- **Exercise objective**
Work out how many lines of the listing hold the string "React", then answer with that number and nothing else.

-------------------------

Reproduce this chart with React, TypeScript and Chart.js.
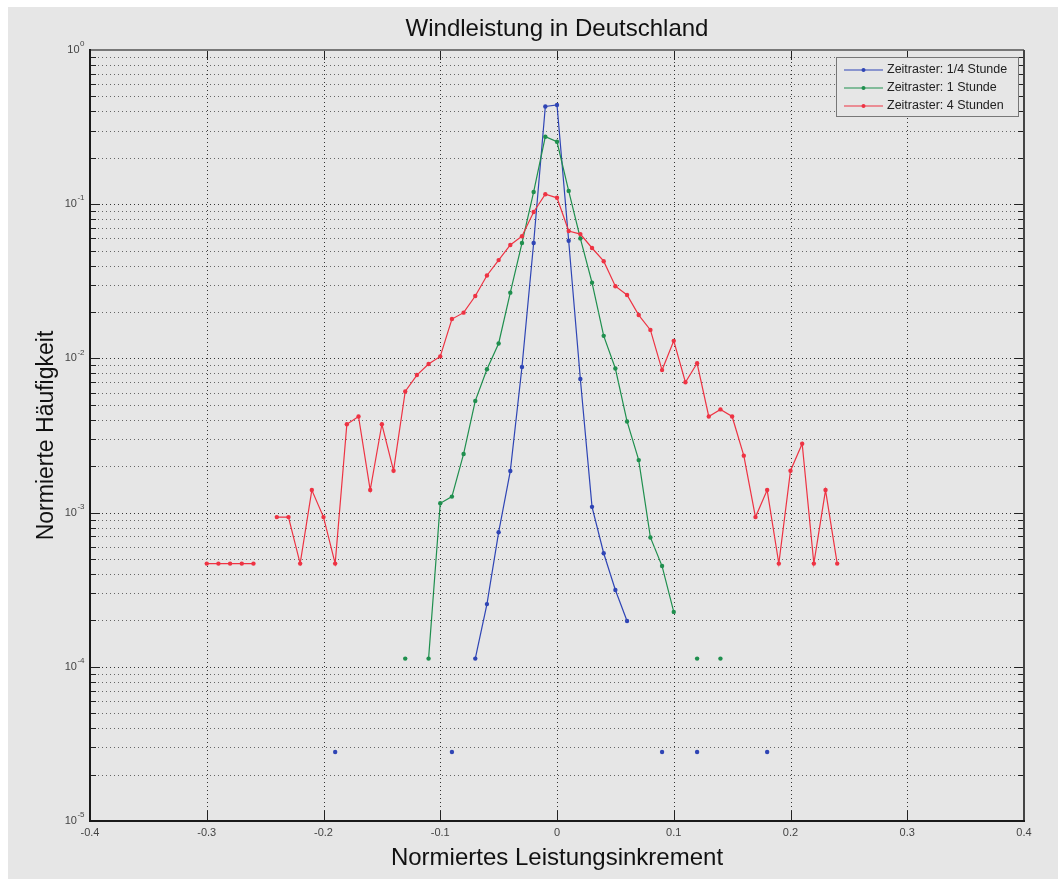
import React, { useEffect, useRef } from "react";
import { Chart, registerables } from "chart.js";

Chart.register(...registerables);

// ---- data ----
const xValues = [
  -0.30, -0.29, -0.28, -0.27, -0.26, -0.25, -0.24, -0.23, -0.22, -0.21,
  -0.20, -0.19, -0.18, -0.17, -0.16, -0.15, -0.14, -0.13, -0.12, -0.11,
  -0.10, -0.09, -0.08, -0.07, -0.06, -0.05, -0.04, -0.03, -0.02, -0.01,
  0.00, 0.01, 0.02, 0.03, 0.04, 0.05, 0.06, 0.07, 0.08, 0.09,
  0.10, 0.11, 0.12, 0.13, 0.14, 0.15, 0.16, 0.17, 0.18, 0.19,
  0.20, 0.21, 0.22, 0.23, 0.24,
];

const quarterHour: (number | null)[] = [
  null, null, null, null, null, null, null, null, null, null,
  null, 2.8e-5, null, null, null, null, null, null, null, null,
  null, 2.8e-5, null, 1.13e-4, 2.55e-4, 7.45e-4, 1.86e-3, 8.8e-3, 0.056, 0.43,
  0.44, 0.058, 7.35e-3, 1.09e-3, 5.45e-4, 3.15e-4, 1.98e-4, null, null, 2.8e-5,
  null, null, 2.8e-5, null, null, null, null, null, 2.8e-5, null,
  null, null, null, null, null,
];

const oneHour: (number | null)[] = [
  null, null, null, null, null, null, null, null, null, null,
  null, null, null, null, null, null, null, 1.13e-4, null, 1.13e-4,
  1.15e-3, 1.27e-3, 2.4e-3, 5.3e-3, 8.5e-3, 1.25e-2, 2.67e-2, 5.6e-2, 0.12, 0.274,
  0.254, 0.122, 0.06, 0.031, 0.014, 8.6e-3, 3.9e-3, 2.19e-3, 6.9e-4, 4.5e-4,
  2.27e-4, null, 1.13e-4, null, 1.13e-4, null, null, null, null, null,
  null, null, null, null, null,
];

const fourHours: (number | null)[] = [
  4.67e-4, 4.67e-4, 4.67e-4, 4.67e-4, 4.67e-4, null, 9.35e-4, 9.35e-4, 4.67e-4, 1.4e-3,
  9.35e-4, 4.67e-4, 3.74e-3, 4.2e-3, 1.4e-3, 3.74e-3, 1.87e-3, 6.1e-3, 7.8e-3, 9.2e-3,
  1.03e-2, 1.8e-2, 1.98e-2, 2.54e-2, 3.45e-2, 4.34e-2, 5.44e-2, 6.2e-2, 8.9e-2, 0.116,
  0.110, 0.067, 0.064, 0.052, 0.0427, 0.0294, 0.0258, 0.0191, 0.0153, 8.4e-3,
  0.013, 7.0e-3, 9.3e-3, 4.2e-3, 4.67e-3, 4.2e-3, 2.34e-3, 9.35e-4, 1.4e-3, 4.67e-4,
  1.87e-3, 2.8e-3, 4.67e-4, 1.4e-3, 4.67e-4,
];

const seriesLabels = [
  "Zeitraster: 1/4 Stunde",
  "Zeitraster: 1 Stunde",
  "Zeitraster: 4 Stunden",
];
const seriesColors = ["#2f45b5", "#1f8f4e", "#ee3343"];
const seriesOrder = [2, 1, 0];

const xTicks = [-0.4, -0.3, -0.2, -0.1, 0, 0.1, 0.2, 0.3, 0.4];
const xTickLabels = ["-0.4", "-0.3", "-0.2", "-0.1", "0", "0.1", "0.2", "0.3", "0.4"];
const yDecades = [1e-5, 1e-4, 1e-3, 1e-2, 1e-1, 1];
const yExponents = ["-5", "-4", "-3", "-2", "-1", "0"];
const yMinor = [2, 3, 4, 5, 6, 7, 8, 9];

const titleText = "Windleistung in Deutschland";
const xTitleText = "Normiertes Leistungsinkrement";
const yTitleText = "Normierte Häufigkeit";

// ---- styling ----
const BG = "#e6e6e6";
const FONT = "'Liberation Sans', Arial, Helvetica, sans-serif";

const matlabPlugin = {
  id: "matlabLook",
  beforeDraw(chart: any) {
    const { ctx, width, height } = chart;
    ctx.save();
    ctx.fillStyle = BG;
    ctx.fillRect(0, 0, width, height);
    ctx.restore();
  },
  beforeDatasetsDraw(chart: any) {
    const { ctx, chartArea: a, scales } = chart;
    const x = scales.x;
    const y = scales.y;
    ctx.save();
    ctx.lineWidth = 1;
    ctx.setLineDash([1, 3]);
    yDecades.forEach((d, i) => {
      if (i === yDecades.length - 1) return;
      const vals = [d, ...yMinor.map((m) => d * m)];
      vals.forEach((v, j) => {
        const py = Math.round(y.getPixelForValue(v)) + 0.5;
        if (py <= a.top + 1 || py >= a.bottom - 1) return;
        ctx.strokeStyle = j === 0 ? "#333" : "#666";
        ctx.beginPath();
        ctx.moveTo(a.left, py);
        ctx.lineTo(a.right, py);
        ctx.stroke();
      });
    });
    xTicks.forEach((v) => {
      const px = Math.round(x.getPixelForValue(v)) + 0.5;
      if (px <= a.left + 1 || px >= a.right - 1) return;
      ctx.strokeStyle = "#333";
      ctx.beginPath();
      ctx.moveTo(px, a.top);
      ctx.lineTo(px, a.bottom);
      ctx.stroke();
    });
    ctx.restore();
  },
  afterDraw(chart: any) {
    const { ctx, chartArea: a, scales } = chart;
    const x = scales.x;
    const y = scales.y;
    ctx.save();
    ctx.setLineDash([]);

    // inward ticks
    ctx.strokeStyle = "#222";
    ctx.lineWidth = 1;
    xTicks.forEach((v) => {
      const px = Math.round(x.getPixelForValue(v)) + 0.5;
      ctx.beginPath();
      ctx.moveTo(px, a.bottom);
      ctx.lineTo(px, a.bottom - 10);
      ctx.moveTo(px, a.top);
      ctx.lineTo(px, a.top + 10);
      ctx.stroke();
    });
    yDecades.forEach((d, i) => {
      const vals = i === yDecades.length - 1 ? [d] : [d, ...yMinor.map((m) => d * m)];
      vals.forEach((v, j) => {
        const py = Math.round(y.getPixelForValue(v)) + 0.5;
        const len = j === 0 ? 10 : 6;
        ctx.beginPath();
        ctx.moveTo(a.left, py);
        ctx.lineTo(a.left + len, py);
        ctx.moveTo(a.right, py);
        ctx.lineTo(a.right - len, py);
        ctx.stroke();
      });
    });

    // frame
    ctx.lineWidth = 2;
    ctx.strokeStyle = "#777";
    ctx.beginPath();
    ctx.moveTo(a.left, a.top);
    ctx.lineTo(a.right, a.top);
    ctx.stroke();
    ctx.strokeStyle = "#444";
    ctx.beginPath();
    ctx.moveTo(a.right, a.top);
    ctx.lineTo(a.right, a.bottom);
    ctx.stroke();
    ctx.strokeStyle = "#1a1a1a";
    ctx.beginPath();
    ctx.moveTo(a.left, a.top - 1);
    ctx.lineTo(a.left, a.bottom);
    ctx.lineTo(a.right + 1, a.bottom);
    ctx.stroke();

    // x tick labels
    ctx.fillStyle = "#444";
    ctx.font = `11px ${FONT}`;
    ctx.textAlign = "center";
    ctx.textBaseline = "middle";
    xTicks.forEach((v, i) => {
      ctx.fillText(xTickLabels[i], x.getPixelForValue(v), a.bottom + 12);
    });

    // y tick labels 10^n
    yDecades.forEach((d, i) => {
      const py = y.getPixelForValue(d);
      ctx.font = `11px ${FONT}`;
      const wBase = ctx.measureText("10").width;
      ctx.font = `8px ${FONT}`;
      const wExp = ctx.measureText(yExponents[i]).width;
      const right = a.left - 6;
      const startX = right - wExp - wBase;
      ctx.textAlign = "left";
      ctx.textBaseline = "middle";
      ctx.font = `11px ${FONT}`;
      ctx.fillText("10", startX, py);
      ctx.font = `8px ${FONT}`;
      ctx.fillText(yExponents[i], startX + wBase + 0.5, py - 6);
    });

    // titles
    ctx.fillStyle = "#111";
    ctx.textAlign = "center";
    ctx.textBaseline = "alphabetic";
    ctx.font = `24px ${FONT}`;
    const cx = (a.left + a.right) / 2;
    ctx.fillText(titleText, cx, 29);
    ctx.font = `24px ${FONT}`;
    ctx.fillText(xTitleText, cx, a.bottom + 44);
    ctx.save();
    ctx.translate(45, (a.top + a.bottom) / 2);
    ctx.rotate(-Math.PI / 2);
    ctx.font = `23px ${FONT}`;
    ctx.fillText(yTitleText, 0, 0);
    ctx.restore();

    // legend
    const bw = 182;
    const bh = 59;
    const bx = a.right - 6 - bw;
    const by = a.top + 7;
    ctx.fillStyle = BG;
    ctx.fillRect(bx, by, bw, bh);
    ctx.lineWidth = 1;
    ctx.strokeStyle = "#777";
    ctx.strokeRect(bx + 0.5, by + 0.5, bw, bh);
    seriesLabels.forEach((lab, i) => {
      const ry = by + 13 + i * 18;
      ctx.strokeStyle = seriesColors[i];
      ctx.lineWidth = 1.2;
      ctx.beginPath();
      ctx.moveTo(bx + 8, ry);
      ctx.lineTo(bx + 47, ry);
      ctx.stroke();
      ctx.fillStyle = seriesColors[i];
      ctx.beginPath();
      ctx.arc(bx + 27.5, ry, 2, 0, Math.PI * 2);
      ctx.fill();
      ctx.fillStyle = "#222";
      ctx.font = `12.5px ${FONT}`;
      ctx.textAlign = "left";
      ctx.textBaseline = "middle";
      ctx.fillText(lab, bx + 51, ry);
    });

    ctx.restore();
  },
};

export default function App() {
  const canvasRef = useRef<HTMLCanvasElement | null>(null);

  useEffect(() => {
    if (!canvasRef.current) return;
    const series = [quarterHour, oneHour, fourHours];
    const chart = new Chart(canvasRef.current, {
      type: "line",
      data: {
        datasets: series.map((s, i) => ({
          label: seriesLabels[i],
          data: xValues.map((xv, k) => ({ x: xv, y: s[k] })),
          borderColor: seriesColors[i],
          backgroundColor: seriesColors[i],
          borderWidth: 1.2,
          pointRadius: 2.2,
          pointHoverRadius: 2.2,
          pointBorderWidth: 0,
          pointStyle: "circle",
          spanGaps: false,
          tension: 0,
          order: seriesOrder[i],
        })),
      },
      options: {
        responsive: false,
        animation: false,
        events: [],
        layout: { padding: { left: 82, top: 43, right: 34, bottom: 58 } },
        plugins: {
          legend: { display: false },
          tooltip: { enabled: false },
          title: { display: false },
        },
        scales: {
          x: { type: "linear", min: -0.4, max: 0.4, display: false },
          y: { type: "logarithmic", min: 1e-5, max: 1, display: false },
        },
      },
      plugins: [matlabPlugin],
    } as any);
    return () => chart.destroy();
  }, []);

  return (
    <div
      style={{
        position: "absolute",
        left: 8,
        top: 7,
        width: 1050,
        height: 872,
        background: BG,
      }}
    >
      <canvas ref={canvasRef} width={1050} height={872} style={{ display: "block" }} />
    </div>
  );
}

-------------------------

- **Task solution**
2